La scène se révèle en osmose avec la fosse. Dans un décor unique de rotonde funéraire lambrissée, dessiné par Ben Baur, Jetske Mijnssen module la signification de l’espace avec un sens ludique aigu, des préparatifs d’un mariage à la cérémonie funèbre, au gré de l’agencement des chaises, et des lumières, habilement réglées par Bernd Purkrabek. Les costumes, en particulier les travestissements, sont réalisés avec une maîtrise absolument stupéfiante, à l’image de la nourrice à chapeau à voilette, blanc ou noir au diapason des circonstances ou de la vieille femme qui n’a pas renoncé aux prétentions de l’élégance, tandis que les Enfers n’éprouvent pas le besoin de davantage que de coiffes à vagues réminiscences animales, sans verser dans la charge caricaturale. Le soin visuel ne sombre jamais dans un alibi minimaliste, et sert une dramaturgie d’une intelligence sincère, en heureuse synchronie avec la partie musicale, qui ne se limite pas à son concept, mais s’attache, au contraire, à donner aux interprètes les clefs pour faire vivre leurs personnages.
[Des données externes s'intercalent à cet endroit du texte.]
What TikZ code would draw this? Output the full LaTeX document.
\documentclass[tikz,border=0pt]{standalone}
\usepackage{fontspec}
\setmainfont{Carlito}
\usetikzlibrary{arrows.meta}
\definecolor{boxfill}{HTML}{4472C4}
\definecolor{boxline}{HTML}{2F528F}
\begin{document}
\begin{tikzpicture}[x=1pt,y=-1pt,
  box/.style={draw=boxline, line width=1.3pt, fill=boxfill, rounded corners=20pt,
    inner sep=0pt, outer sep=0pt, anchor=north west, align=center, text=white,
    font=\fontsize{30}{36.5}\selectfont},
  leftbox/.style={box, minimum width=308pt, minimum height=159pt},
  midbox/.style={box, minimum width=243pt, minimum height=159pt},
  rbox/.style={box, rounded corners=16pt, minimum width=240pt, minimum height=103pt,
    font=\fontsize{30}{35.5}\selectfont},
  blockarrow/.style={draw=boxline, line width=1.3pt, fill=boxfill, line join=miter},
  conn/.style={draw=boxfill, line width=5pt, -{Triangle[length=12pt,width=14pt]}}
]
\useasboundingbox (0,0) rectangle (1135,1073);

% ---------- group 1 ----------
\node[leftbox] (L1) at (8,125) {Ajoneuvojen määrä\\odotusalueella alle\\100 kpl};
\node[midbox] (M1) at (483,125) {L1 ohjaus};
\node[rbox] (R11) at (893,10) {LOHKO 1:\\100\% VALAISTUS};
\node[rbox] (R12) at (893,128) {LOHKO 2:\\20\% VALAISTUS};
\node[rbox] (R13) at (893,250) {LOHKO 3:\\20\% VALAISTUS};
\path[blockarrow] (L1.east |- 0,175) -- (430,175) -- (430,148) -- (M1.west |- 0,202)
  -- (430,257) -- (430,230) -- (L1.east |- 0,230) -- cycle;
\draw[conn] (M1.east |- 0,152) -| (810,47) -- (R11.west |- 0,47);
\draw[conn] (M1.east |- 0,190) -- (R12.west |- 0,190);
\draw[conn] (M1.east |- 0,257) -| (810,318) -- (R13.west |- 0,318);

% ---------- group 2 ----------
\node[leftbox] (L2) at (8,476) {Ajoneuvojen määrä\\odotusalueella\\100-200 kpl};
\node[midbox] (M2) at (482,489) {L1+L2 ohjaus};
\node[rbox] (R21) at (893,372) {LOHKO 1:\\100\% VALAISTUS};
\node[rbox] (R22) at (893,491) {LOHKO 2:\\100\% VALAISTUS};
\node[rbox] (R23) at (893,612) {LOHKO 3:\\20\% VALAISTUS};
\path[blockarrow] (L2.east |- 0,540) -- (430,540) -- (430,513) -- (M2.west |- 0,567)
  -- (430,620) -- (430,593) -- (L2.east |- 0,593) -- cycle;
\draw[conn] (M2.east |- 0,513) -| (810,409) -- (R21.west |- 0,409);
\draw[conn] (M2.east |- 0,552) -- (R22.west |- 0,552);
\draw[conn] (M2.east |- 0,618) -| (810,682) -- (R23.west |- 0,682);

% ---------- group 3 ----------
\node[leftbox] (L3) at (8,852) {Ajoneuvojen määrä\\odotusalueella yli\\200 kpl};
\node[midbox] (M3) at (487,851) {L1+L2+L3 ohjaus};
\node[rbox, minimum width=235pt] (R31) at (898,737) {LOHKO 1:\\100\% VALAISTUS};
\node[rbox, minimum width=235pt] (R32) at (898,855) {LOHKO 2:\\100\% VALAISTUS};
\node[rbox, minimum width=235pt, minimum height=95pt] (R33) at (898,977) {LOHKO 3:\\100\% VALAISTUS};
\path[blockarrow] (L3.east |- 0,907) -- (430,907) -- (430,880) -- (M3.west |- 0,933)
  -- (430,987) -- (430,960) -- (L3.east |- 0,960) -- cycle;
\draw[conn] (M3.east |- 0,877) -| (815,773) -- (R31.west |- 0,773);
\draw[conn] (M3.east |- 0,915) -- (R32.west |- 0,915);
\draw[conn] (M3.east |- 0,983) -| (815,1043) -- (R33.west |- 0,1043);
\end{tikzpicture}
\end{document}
Cette réussite rare porte ses fruits sur un plateau vocal vigilant à rendre identifiable chacun des rôles. En Orphée, Judith van Wanroij vibre d’une émouvante intensité qui trouve dans son lamento final un inoubliable climax. La toute jeune Fransceca Aspromonte n’attend pas pour faire palpiter la séduction et la constance d’Eurydice, avec des moyens aussi prometteurs que sa fine musicalité. L’Aristée de Giuseppina Bridelli ne lui cède en rien quant à la présence et la variété des sentiments. On ne saurait manquer la Vénus pétillante et fruitée de Giulia Semenzato, que l’on retrouve en Proserpine. Luigi de Donato se montre aussi solide en Augure qu’en Pluton, quand le satyre de Renato Dolcini possède l’idoine sens de la répartie. Nourrice et Amour d’une androgynie troublante autant à l’œil qu’à l’oreille, Ray Cheney fait sensation. Habitué aux compositions comiques, Dominique Visse campe une vieille impayable, avec une virtuosité d’effets qui semble ignorer les rides. Dans ce registre, le Momo de Marc Mauillon lui tient la dragée haute, ne négligeant pas la débauche chorégraphique sur fond d’ébauche de strip-tease – un artiste complet. Mentionnons encore l’estimable Victor Torres en Endymion et Charon, ainsi que l’Apollon en soutane de David Tricou, sans oublier les deux trios, des Grâces – Alicia Amo, Violaine Le Chenadec et Lucile Richardot – et des Parques, grinçantes – Guillaume Gutiérrez, Olivier Coiffet et Virgile Ancely –, ni le Chœur de l’Ensemble Pygmalion, au diapason de l’excellence des pupitres instrumentaux. Indéniablement, l’une des plus grandes redécouvertes de la saison – sinon davantage – que le public parisien pourra découvrir à Versailles les 19 et 20 février prochain, avant une tournée à Bordeaux et Caen au printemps 2017.